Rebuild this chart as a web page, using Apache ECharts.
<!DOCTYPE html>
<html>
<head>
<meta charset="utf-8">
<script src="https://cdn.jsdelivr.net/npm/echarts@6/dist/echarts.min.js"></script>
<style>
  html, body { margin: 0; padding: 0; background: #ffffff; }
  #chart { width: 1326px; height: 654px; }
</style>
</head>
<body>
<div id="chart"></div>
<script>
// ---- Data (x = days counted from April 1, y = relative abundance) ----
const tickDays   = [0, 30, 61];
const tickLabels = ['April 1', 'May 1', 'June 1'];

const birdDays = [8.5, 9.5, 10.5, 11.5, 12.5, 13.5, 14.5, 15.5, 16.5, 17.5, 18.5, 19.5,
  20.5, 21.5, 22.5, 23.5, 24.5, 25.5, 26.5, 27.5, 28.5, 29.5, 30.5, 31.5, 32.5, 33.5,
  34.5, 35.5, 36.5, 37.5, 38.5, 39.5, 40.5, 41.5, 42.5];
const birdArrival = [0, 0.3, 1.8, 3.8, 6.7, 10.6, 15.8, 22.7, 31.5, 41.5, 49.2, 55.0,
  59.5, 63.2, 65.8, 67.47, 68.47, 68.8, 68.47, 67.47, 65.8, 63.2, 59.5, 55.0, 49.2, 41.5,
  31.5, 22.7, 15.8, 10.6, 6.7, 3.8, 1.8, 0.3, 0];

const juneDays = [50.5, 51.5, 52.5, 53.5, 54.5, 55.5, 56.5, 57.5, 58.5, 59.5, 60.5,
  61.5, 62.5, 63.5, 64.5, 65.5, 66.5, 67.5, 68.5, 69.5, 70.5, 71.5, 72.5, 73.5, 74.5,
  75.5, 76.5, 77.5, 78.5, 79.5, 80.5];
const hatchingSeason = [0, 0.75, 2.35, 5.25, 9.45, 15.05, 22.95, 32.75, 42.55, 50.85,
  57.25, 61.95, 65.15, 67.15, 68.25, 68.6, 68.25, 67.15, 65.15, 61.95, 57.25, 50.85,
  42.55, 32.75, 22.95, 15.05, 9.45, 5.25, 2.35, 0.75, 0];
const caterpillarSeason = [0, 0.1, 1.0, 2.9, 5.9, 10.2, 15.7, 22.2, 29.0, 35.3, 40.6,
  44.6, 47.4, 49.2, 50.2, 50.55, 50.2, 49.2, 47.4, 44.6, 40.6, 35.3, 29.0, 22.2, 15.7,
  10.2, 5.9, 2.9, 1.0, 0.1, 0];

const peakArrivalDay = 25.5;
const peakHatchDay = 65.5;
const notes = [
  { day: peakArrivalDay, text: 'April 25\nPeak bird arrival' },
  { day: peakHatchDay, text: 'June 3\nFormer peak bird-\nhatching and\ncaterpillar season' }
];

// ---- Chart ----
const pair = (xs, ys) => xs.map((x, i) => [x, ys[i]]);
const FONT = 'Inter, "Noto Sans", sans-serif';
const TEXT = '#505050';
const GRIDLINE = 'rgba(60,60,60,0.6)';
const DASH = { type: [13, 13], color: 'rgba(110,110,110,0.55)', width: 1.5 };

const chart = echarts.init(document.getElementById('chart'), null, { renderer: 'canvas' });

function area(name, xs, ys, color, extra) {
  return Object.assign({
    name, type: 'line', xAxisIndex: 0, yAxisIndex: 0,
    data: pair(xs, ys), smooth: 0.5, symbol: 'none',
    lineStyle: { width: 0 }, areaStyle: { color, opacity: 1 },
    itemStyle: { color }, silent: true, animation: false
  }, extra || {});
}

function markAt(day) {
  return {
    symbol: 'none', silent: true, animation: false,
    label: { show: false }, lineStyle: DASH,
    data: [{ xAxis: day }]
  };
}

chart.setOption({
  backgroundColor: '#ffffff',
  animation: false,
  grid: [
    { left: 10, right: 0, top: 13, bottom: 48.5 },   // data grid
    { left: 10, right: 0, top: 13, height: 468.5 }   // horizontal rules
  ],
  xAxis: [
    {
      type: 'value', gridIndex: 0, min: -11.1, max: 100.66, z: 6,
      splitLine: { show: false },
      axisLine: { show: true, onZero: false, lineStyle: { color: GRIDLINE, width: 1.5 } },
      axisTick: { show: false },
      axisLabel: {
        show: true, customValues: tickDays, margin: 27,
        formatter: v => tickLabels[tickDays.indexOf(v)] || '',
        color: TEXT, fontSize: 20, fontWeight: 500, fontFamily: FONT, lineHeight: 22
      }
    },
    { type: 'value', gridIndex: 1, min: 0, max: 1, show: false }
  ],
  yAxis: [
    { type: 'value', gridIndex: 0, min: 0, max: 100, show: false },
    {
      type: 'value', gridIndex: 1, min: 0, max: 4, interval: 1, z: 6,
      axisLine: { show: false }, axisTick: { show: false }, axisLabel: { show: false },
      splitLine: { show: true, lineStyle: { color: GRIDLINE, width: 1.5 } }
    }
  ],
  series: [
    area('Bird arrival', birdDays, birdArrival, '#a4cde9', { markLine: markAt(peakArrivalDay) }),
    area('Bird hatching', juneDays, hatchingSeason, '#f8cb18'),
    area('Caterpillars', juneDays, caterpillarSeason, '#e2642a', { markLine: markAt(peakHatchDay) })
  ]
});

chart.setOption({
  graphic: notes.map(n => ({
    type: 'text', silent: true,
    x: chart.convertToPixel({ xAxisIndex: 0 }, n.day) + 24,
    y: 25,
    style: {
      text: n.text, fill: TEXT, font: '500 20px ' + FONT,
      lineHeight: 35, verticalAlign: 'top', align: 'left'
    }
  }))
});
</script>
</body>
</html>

——

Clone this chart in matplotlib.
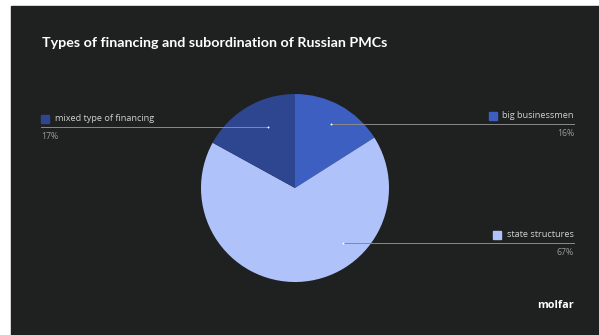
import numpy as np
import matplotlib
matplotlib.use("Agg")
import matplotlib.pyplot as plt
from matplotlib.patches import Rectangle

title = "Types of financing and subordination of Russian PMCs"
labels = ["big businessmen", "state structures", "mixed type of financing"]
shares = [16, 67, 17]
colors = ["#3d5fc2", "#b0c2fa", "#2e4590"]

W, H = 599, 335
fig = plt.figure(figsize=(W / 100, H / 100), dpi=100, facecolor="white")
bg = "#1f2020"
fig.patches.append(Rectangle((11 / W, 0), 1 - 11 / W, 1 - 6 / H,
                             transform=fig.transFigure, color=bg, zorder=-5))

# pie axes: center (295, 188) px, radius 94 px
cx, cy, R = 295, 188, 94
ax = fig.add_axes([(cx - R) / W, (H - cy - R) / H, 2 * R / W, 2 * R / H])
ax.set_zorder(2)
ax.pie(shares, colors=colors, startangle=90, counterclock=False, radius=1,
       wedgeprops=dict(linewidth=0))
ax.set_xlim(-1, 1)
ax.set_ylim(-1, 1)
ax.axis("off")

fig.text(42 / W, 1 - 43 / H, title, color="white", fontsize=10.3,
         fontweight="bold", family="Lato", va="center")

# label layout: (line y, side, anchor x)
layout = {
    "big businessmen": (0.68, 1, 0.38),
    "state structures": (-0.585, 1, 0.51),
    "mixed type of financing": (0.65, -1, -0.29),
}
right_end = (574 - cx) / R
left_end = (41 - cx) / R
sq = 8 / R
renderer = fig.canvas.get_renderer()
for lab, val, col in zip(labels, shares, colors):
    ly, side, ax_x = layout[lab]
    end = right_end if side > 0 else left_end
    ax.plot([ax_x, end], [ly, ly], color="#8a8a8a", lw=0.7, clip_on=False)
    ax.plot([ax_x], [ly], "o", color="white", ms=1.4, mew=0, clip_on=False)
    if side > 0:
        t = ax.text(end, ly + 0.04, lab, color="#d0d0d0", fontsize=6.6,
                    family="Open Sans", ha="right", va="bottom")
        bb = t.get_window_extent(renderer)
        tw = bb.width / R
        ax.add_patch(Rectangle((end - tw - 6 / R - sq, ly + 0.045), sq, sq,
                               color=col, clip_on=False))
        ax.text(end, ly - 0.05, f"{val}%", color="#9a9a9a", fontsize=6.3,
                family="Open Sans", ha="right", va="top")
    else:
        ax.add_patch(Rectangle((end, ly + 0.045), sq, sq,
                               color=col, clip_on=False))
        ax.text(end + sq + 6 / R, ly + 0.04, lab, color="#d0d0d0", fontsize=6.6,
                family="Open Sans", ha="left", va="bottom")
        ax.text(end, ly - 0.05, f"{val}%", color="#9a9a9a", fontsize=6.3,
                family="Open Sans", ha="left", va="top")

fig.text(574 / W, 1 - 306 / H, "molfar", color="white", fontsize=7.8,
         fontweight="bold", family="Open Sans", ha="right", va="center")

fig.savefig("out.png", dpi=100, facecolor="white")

——

• [AIM]: Search the lines for the word "matplotlib" and report how many contain it, by number only.

• [CORRECT OUTPUT]: 5